Union Files Charges Against Federal Contractor For Suspending Union Leaders, Failure to Negotiate

October 19, 2015

UE has filed unfair labor practice charges with the National Labor Relations Board against FCi Federal, the private contractor that now operates the Nebraska Service Center in Lincoln for the United States Citizenship and Immigration Service (USCIS), in response to the company’s suspension of three union leaders for their union activity, and failure to bargain in good faith.

Last Wednesday, October 14, FCi Federal imposed suspensions without pay on three leaders of the union at the service center, UE Local 808. Earlier that day, at 2:30 p.m, 27 workers who were off-duty and “off the clock” at the time, had assembled outside the office of site director June Glynn office to object to the company’s sudden unilateral change in their hours, which caused hardship for many workers.

The three workers who went into the director’s office spoke in behalf of their co-workers are the three workers who have been suspended: Zachary Knipe, Andrew Martens and Ashley Neukirch. All three are elected members of the union’s negotiating committee. They spoke courteously and respectfully to the manager, and contrary to the false claims issued by the company after the event, they were never “aggressive” and did not “threaten” nor “intimidate” the director nor anyone else. Knipe says that the entire meeting lasted two to three minutes, and states, “Andrew, Ashley and I were courteous and professional from start to finish. We were assertive, clear and matter-of-fact in our presentation of our grievance but never disrespectful.” However, he says that Glynn responded with a “rude and dismissive tone.”
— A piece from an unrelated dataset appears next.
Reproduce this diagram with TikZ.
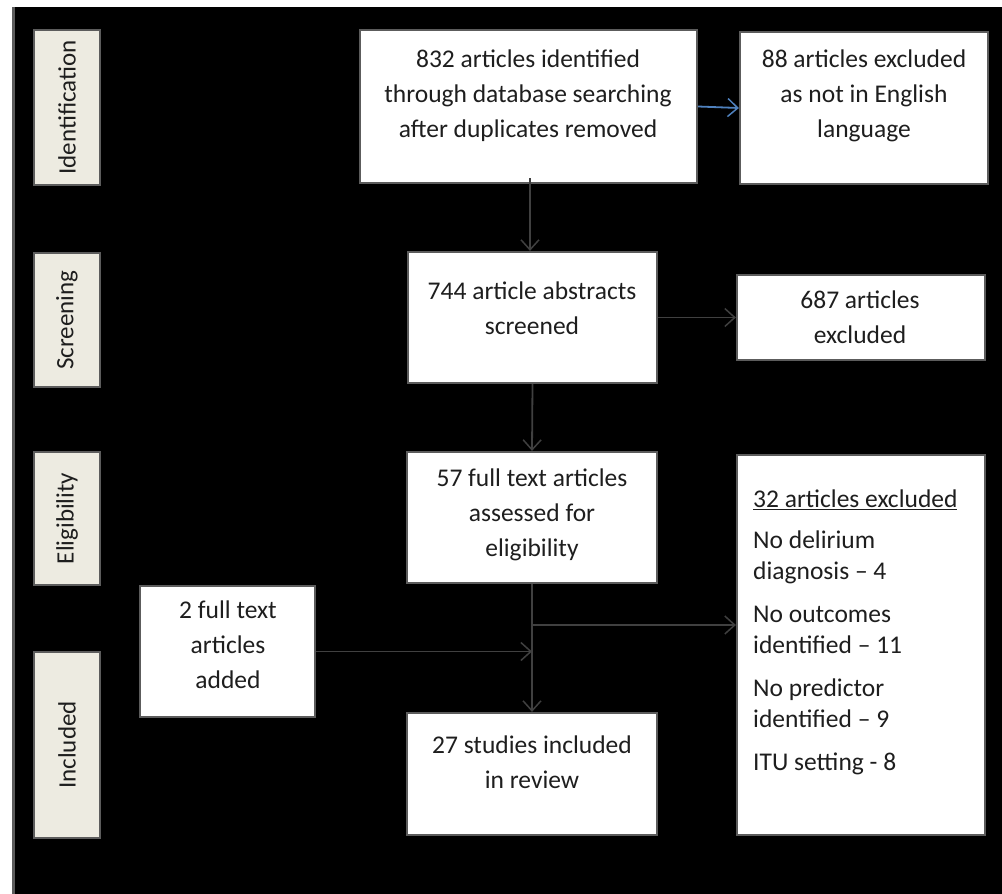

Glynn did commit to providing a response to the union members by the end of the business day. However, that response, which came at about 5:30 p.m., was the unpaid suspension of the three spokespersons for the union in her earlier meeting.

The event that led to the workers’ visit to the director’s office was the company’s announcement to workers at around 1:00 p.m. on Wednesday, October 14, that they would all be required to work two hours overtime on each of the following two days, October 15 and 16, but that because October 12 had been a holiday, they would not receive overtime premium pay.

Workers objected that this sudden change in their schedules would cause hardships in their arrangements for childcare, picking up children from school, and other aspects of people’s family and personal lives. In addition, because the workers are now represented by a union, the law requires that changes such as these must be negotiated with the union.

Workers voted to join UE by landslide margins in an election conducted by the NLRB on May 6 and 7. The workers, employed at the time by two contractors, voted for UE by 115 to 40 in the larger group, and 65 to 27 in the second group. But despite the overwhelming vote for the union in May, the employer has stalled bargaining and made inadequate offers.

Workers at the Nebraska Service Center process federal forms related to citizenship and immigration, the same kind of work that's also performed by UE Local 208 members at the Vermont Service Center in St. Albans and Local 1008 members in Laguna Niguel, California.